Reviews For The Grief of Elphias Doge


Name: ReillyJade (Signed) · Date: 21 Feb 2019 07:20 PM · For: The Grief of Elphias Doge

Hi there! I'm stopping by for BvB! :)

 

Oh, this was so haunting. I think you flawlessly captured the complex emotions that result from the sudden loss of a loved one. At the beginning, Elphias was somewhat meandering in a trance, before then coming home and having everything hit him like a ton of bricks. I think we all have, unfortunately, experienced that surrealism when someone close to us dies, and I thought your depiction of that was very strong. 

 

In my experience, grief is such a challenging thing to write, as it manifests differently for everyone. That being said, I think Elphias's made a lot of sense. Given their history (not only their romance, but their lifelong friendship), the wistfulness with which he reflects on their time together seems so painfully realistic. As he flips through the photo album, he experiences both happy and sad moments, but they all have that underlying longing, and a little bit of regret as well. Him slamming the photo album shut at the end was a nice touch. Elphias came across to me as someone who wants to hold his feelings in whenever possible, so I think it made sense for him to try to "shut them away," so to speak, once they started getting a bit too real for his liking.

 

Considering this was such a short story, it still packed a powerful punch. You gave us a complete picture of what Elphias and Albus's relationship was like, with all its ups and downs, and I applaud you for doing that in such few words.

 

Well done!

 

Cheers,

Reilly

 

 

 

 



Name: Margaret (Signed) · Date: 05 Jun 2018 09:50 AM · For: The Grief of Elphias Doge

I really like the sound of this story. Doge is a character we know little about and he seems like an interesting one - he has lived so long for a start.

 

The first two paragraphs where it hasn't really sunk in yet seem very believable. It's an emotion that isn't portrayed all that often in stories and I think it is very likely to be the initial reaction to a death. Even when the person is old, as Albus was and lived a life like Albus where he put himself in a lot of danger, it's still hard to imagine somebody you've known for years is finally gone.

 

I think the part where he suddenly falls down seems a bit of a sudden change from the previous numbness. He goes from being numb to feeling unbearable pain in an instant and while that probably isn't that unlikely, it might help if you showed a bit more of his thoughts as he is walking home, conjuring the fire and feeding Elliot (I'd also like to know what Elliot is - a cat?).

 

That is sad about Elphias not having had a love affair in the previous hundred years. Not that people can't be happily single - plenty are - but I get a sense of loss here, as if he would have liked to have a long-term relationship. It sounds like he has never fully gotten over his relationship with Albus.

 

I love the reference to Albus' self-lothing after his sister's death.

 

I LOVE the line about Albus looking a dignified and wizened leader and Elphias a doddering old sap. You really get a sense of their personalities and the parts they play in the Order.

 

I also really like the couple of lines of dialogue here. And it seems completely in character for Albus to focus on Elphias's successes. I bet he realised Elphias FELT like a "doddering old sap."

 

I really like the way you characterise Elphias and how you show the relationship between Albus and Elphias. I do think there are parts that would benefit from being expanded on, like when he looks at their first picture from Hogwarts. Is it an official year photograph? When was it taken? At the beginning of the year? Towards the end? I sort of feel Elphias would pore over each photo in detail, savouring every recollection. 



Author's Response:

Thanks for the feedback, it is much appreciated!

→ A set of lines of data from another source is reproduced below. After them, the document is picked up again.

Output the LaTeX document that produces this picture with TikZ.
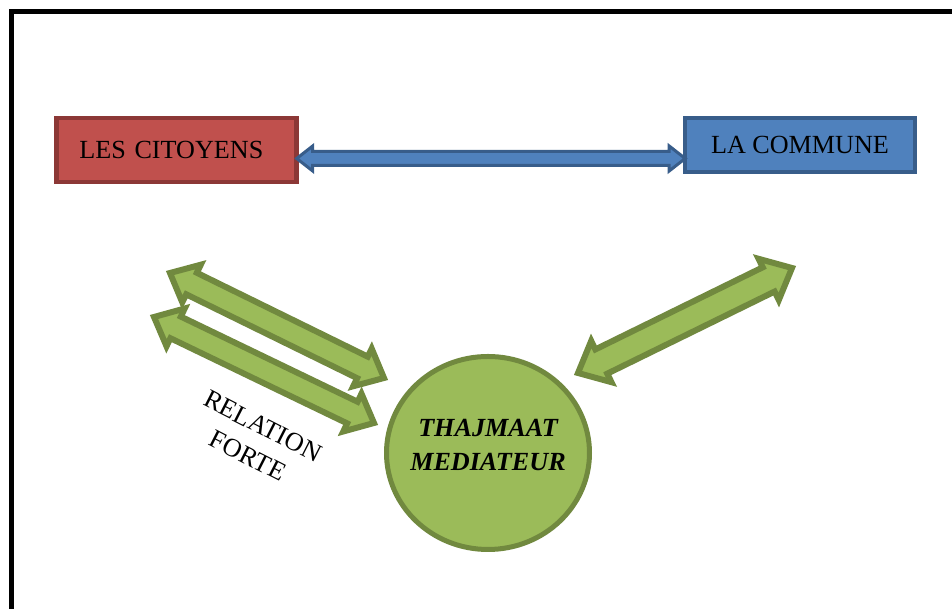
\documentclass[tikz,border=0pt]{standalone}
\usepackage{fontspec}
\setmainfont{Liberation Serif}
\usetikzlibrary{calc,shapes.geometric}
\definecolor{citred}{HTML}{C0504D}
\definecolor{citredline}{HTML}{8C3836}
\definecolor{comblue}{HTML}{4F81BD}
\definecolor{comblueline}{HTML}{385D8A}
\definecolor{medgreen}{HTML}{9BBB59}
\definecolor{medgreenline}{HTML}{71893F}

% block arrow with a head at both ends
% #1 style, #2 #3 ends, #4 head length, #5 half head width, #6 half shaft width
\newcommand{\dblarrow}[6]{%
  \draw[#1] (#2)
    -- ($(#2)!#4!(#3)!#5!90:(#3)$) -- ($(#2)!#4!(#3)!#6!90:(#3)$)
    -- ($(#3)!#4!(#2)!#6!-90:(#2)$) -- ($(#3)!#4!(#2)!#5!-90:(#2)$)
    -- (#3)
    -- ($(#3)!#4!(#2)!#5!90:(#2)$) -- ($(#3)!#4!(#2)!#6!90:(#2)$)
    -- ($(#2)!#4!(#3)!#6!-90:(#3)$) -- ($(#2)!#4!(#3)!#5!-90:(#3)$)
    -- cycle;}

\begin{document}
\begin{tikzpicture}[
  bigfont/.style={font=\fontsize{18.6pt}{23.5pt}\selectfont},
  box/.style={rectangle, line width=3.2pt, outer sep=0pt, bigfont},
  citbox/.style={box, fill=citred, draw=citredline, minimum width=6.01cm, minimum height=1.59cm,
    inner xsep=0.575cm, text width=4.86cm, align=left},
  combox/.style={box, fill=comblue, draw=comblueline, minimum width=5.74cm, minimum height=1.34cm},
  bluearrow/.style={fill=comblue, draw=comblueline, line width=0.075cm},
  greenarrow/.style={fill=medgreen, draw=medgreenline, line width=0.15cm},
  mediator/.style={ellipse, fill=medgreen, draw=medgreenline, line width=0.125cm, minimum width=5.075cm, minimum height=4.825cm},
  medtext/.style={bigfont, font=\fontsize{18.6pt}{23.5pt}\selectfont\bfseries\itshape, align=center},
  relation/.style={bigfont, align=center, rotate=-27}
]
  \clip (0,0) rectangle (23.8,15.225);
  % frame
  \draw[line width=0.125cm] (0.2875,-1) |- (25,14.9375);
  % top boxes
  \node[citbox] (cit) at (4.4125,11.475) {LES CITOYENS};
  \node[combox] (com) at (20,11.6) {LA COMMUNE};
  \coordinate (bl) at ([yshift=-0.2125cm]cit.east);
  \coordinate (br) at ([yshift=-0.3375cm]com.west);
  \dblarrow{bluearrow}{bl}{br}{0.4cm}{0.3125cm}{0.175cm}
  % mediator
  \node[mediator] (med) at (12.2,3.9) {};
  \node[medtext] (medlabel) at ([yshift=0.2cm]med.center) {THAJMAAT\\MEDIATEUR};
  % green arrows
  \coordinate (g1a) at (4.25,8.4);
  \coordinate (g1b) at (9.6,5.775);
  \coordinate (g2a) at (3.85,7.3);
  \coordinate (g2b) at (9.35,4.65);
  \coordinate (g3a) at (14.45,5.9);
  \coordinate (g3b) at (19.8,8.525);
  \dblarrow{greenarrow}{g1a}{g1b}{0.6cm}{0.525cm}{0.3cm}
  \dblarrow{greenarrow}{g2a}{g2b}{0.6cm}{0.525cm}{0.3cm}
  \dblarrow{greenarrow}{g3a}{g3b}{0.65cm}{0.575cm}{0.3375cm}
  \node[relation] (rel) at (6.3875,4.2) {RELATION\\FORTE};
\end{tikzpicture}
\end{document}
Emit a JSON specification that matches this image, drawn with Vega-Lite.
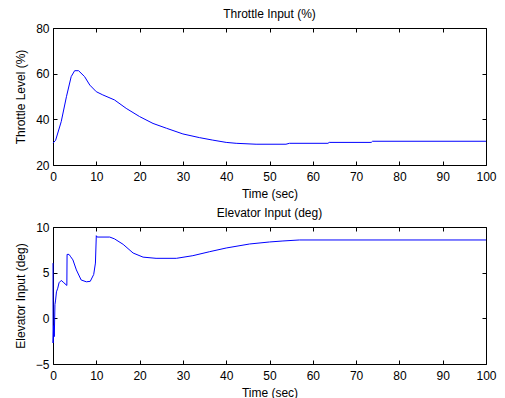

I struggled with trying to get the sudden shift in response to flow - agonised over it in fact - and it's good to know I was right to be troubled by it. There are a few things I think I could've done differently, which I will now keep in mind. As for Eliot, in my imagining he is a black and white moggie purchased from Mrs Figg.

I should definitely have paid more attention to the details of the photos, because I think you are right to asume he would have tried to soak up as much as possible. When I was conceiving of it, I thought of the first photo as an end-of-year official picture. They'd by then have declared themselves "best friends for life".

Your challenge was really important in getting me kick-started on my writing, so I can't thank you enough!